Когда она вернулась после реабилитации домой, муж ее не узнал. «Как будто тебе мозги из головы достали, протерли, смазали какие-то шестеренки, провели техобслуживание — и вернули прежнюю мою Иринку!» — дивился он. И радовался, что так ему повезло, что к концу года освободилось место в отделении, что предназначалось какому-то другому счастливчику. Но досталось — его Иринке! Шанс начать жить заново. Драгоценный подарок, что Дед Мороз по ошибке доставил в их дом.
***
Постинсультную депрессию часто пропускают врачи амбулаторного звена — замученным терапевтам и неврологам в поликлинике не до выяснения причин и следствий, им бы с документами разобраться. В стационаре местной ЦРБ тоже было не до тонких движений души пациентки, на этом этапе мало кто из специалистов думает о стратегиях реабилитации. Выжил пациент — и ладно. А что молчит, угрюм, плаксив и переменчив в настроении — так всем сейчас тяжело. Жизнь такая.

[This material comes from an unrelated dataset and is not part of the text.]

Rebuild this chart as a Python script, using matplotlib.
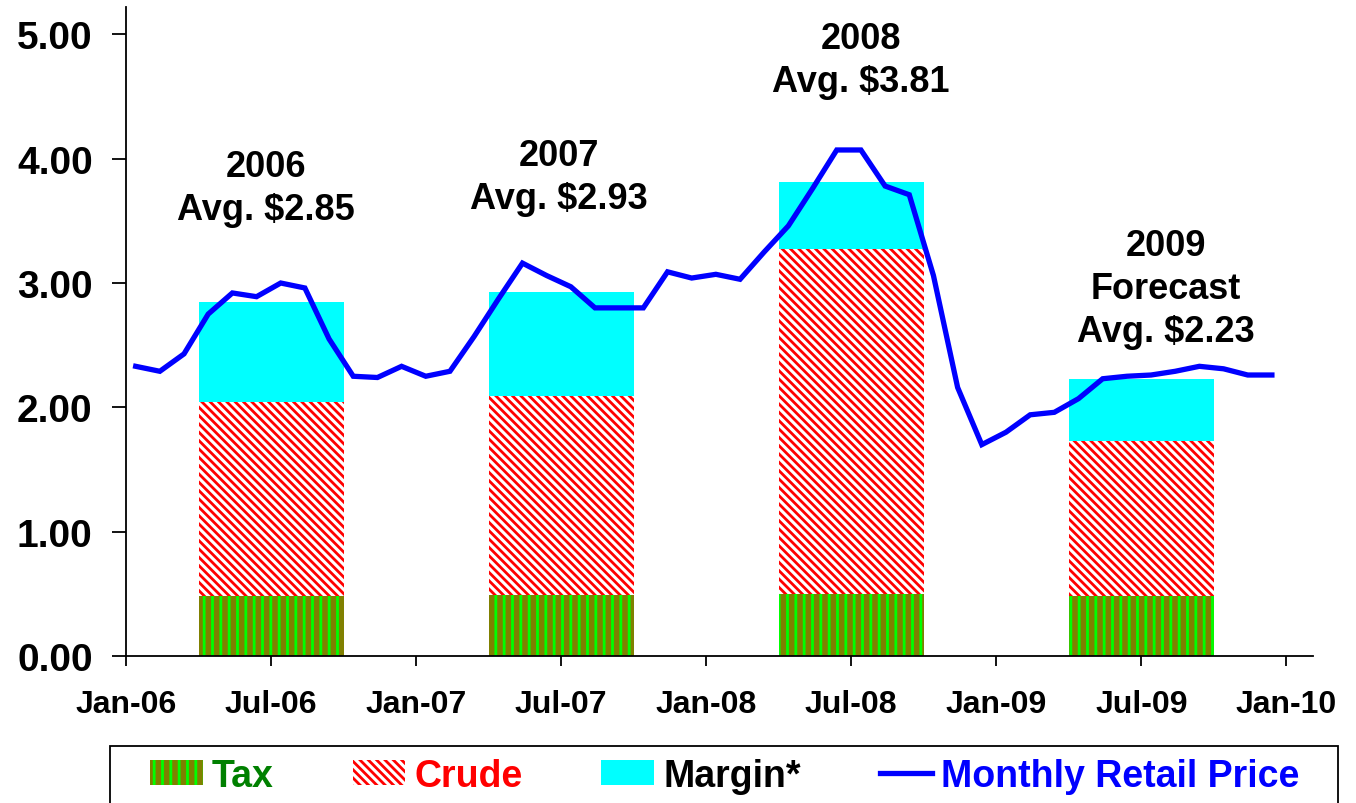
import numpy as np
import matplotlib
matplotlib.use("Agg")
import matplotlib.pyplot as plt
from matplotlib.patches import Rectangle

# ====================================================================
# 1. Data
# ====================================================================

# Monthly retail gasoline price, Jan-06 .. Dec-09 ($/gal)
RETAIL_2006 = [2.33, 2.29, 2.43, 2.75, 2.92, 2.89, 3.00, 2.96, 2.55, 2.25, 2.24, 2.33]
RETAIL_2007 = [2.25, 2.29, 2.57, 2.87, 3.16, 3.06, 2.97, 2.80, 2.80, 2.80, 3.09, 3.04]
RETAIL_2008 = [3.07, 3.03, 3.25, 3.46, 3.76, 4.07, 4.07, 3.78, 3.71, 3.06, 2.16, 1.70]
RETAIL_2009 = [1.80, 1.94, 1.96, 2.07, 2.23, 2.25, 2.26, 2.29, 2.33, 2.31, 2.26, 2.26]
retail = RETAIL_2006 + RETAIL_2007 + RETAIL_2008 + RETAIL_2009

# Annual average price components
YEARS = ["2006", "2007", "2008", "2009"]
TAX = [0.48, 0.49, 0.50, 0.48]
CRUDE = [1.56, 1.60, 2.77, 1.25]
MARGIN = [0.81, 0.84, 0.54, 0.50]
AVG_LABELS = ["2006\nAvg. $2.85", "2007\nAvg. $2.93", "2008\nAvg. $3.81",
              "2009\nForecast\nAvg. $2.23"]

TICK_LABELS = ["Jan-06", "Jul-06", "Jan-07", "Jul-07", "Jan-08",
               "Jul-08", "Jan-09", "Jul-09", "Jan-10"]

# ====================================================================
# 2. Style
# ====================================================================
plt.rcParams['font.family'] = ['Liberation Sans', 'DejaVu Sans']
plt.rcParams['font.weight'] = 'bold'
plt.rcParams['hatch.linewidth'] = 2.0

fig = plt.figure(figsize=(13.56, 8.04), dpi=100)
ax = fig.add_axes([126 / 1356, 1 - 657 / 804, (1313 - 126) / 1356, (657 - 8) / 804])

# x axis in months since Jan-06; bars sit on the middle of each year
months = np.arange(len(retail)) + 0.4
bar_x = np.arange(len(YEARS)) * 12 + 6
tax = np.array(TAX)
crude = np.array(CRUDE)
margin = np.array(MARGIN)

b_tax = ax.bar(bar_x, tax, width=6, color='#808000', edgecolor='#00FF00',
               hatch='||', linewidth=0, label='Tax')
b_crude = ax.bar(bar_x, crude, width=6, bottom=tax, color='white',
                 edgecolor='#FF0000', hatch='\\\\\\\\', linewidth=0, label='Crude')
b_margin = ax.bar(bar_x, margin, width=6, bottom=tax + crude, color='#00FFFF',
                  linewidth=0, label='Margin*')
ln, = ax.plot(months, retail, color='#0000FF', lw=3.8,
              label='Monthly Retail Price', solid_joinstyle='miter')

# year annotations
text_x = [5.8, 17.9, 30.4, 43.0]
text_y = [3.45, 3.54, 4.48, 2.47]
for tx, ty, lab in zip(text_x, text_y, AVG_LABELS):
    ax.text(tx, ty, lab, ha='center', va='bottom', fontsize=26,
            fontweight='bold', linespacing=1.3)

# ====================================================================
# 3. Axes
# ====================================================================
ax.set_xlim(0, 49.1)
ax.set_ylim(0, 5.22)
ax.set_yticks(np.arange(0, 5.01, 1.0))
ax.set_yticklabels([f"{v:.2f}" for v in np.arange(0, 5.01, 1.0)])
ax.set_xticks(np.arange(0, 49, 6))
ax.set_xticklabels(TICK_LABELS)
ax.tick_params(axis='y', labelsize=28, length=10, width=1.3, pad=14)
ax.tick_params(axis='x', labelsize=23, length=7, width=1.3, pad=17)
for s in ['top', 'right']:
    ax.spines[s].set_visible(False)
for s in ['left', 'bottom']:
    ax.spines[s].set_linewidth(1.3)

# legend (frameless) with a box drawn by hand, as in the original
handles = [b_tax, b_crude, b_margin, ln]
labels = ['Tax', 'Crude', 'Margin*', 'Monthly Retail Price']
leg = fig.legend(handles, labels, loc='center left',
                 bbox_to_anchor=(150 / 1356, 1 - 777 / 804),
                 ncol=4, frameon=False, fontsize=27, borderpad=0,
                 borderaxespad=0,
                 handlelength=1.41, handleheight=0.64, handletextpad=0.24,
                 columnspacing=2.1,
                 labelcolor=['#008000', '#FF0000', 'black', '#0000FF'])
fig.add_artist(Rectangle((110 / 1356, 1 - 815 / 804), (1338 - 110) / 1356,
                         (815 - 747) / 804, transform=fig.transFigure,
                         fill=False, edgecolor='black', linewidth=1.3,
                         clip_on=False))

fig.savefig('out.png', dpi=100)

Депрессия настигает каждого третьего выжившего пациента после инсульта. Вероятно, это заниженная статистика, и признаки депрессии имеются в половины больных.
Депрессия может маскироваться за когнитивными нарушениями. Больной говорит медленно и неохотно, не проявляет интереса к ранее важным для него вещам — апатия на пороге деменции бывает часто, а старт деменции сразу после перенесенного инсульта — дело обычное. Поэтому никто не удивляется.
Реабилитологи привыкли отличать одно от другого. К тому же, у них в команде есть психологи, которые проведут диагностику и разложат проблемы по полочкам. После чего лечить пациента становится проще.
Какова мораль этой сказки? Не торопитесь обвинять «невнимательных» врачей.
Но помните, что люди в белых халатах — это именно люди, не боги. А значит, они могут ошибаться и давать неправильные прогнозы. И они порой не сбываются — ко всеобщему, надо заметить, облегчению.